SO…here I am once again sitting at the airport, waiting to get on a flight and I’m southbound again to go and help with tidying up yet more affairs of my deceased Mumma and her very-much-alive Hubby (TnT) – who is now in Aged Care.
Its been a pretty stressful time for the last fortnight, with the house having gone on the market, selling really quite quickly, then T initially not wanting to sign the contract, but eventually signing it, and then after the house became unconditional, he refused to sign the Transfer of Title for the house to go to the new owners, stating that he no longer wanted to sell it and that he was going to move back in and have someone come live with and care for him.
This declaration had the possibility of being devastating on soooo many levels!
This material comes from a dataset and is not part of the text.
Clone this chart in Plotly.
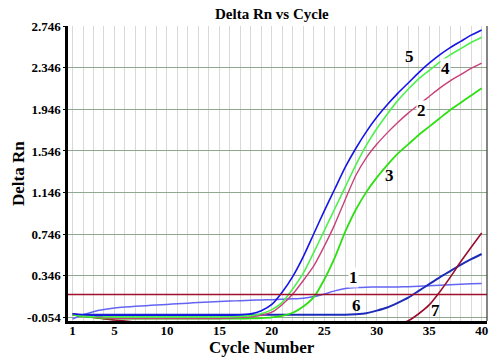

Firstly – T is having regular falls, in an Aged Care home, where there are actually people there, and available and helping him, 24/7 – so how he thinks he can possibly manage outside of a healthcare facility is waaaaay beyond my comprehension – but I also have to respect and understand that he is still grieving over the loss of my Mumma – its not yet even been three months since she passed – and that he is also not only in denial of his abilities (or lack there of) but is also angry at the world for making him feel so infirm and incapable.
He also has early signs of dementia, though the full effects of this are hard to determine due to the grief he is currently experiencing.
Secondly – if the Title isn’t signed, and the Sale can no longer go ahead – we have two options.
As EPOAs, we can register with the Titles office and go ahead and sign it on his behalf – which we would prefer not to do, as it just takes decisions out of his hands even more, and makes him feel even more incompetent – or we can let the Contract die, and be potentially sued for a shit-ton of money, which of course none of us actually has; by the people who were going to be the new owners.
Anyways…the Lawyer fronted up to T last week to get the Title signed, and sure enough – T refused!
We (both EPOAs) died a little inside that day – thinking about everything that was about to come crashing down around us – one way or another.
A phonecall to T to see what was going on, branded us all gold-diggers whom were out to rip every last cent off him etc etc – you get the idea…
So it was a less-than-pleasant few days of waiting to hear from the Lawyers about what our next move should be, with a few of the ‘kids’ talking to T in the interim and trying to get him to see that there was actual financial sense to doing this, and not financial risk!
The Lawyer let us know late Friday that he was going to make another visit to him on Monday for a last ditch effort at trying to get him to sign the Title.
My sister also ended up speaking to his Doctor on Friday, as the Doctor often takes him to church on a Sunday, and asked him if he could maybe broach the topic with T, and see if he could get some understanding into him – being that he as an ‘independent third party’ and thus not in the line of succession to “rip him off”… 😐
Sunday arrived, and the Dr took T to church, and spent quite a bit of time over lunch discussing the sale of the house with him, and explaining to him that in all good conscience, he could not recommend that he went back to the house to live, due to his health concerns.
He did what he could, and all we could do is wait…
Monday arrived, and we were notified by the Lawyers office that the Lawyer would be visiting T at the Aged Care home at around 1pm.
The Home also notified us that they had been contacted to advise of the visit.
Monday was a day that we spent feeling pretty ill with stress nerves, all damn day – as I’m sure you can imagine.
At 1:05pm, I noticed as I was doing chores, that the Bette Midle song ‘Wind Beneath My Wings’ had come on the radio.
It was the only song I had ever recorded and had sent to my mother, about 20 years ago…
I cried on hearing it – hoping it was a ‘sign’ from my Mumma, that things would be ok.
I knew I was grabbing at straws – but thats what we do when things get rough isn’t it…?!?
At 5:10pm we got an email from the Lawyer.
He’d signed the Title!!
I swear the clouds parted and I could hear angels singing!!
I cried again – tears of such incredible relief – and uttered aloud a message of thanks, skyward..
So that’s why I am currently sitting at the airport, waiting for my flight South.
We need to pack up the house over the next few days, and put TnTs stuff into storage, and tidy the house, so that its ready for the new owners to begin moving their stuff in at the end of next week.
It won’t be an easy few days, but it is sooo much better than what could have been; and while going through their belongings and packing them up will be an emotional time, I will have two of my brothers and one of my sisters there, and we’ll all be supporting one another – and just being able to spend some quality time with my siblings is a blessing on its own.
Hopefully, things will run a little more smoothly from here on in!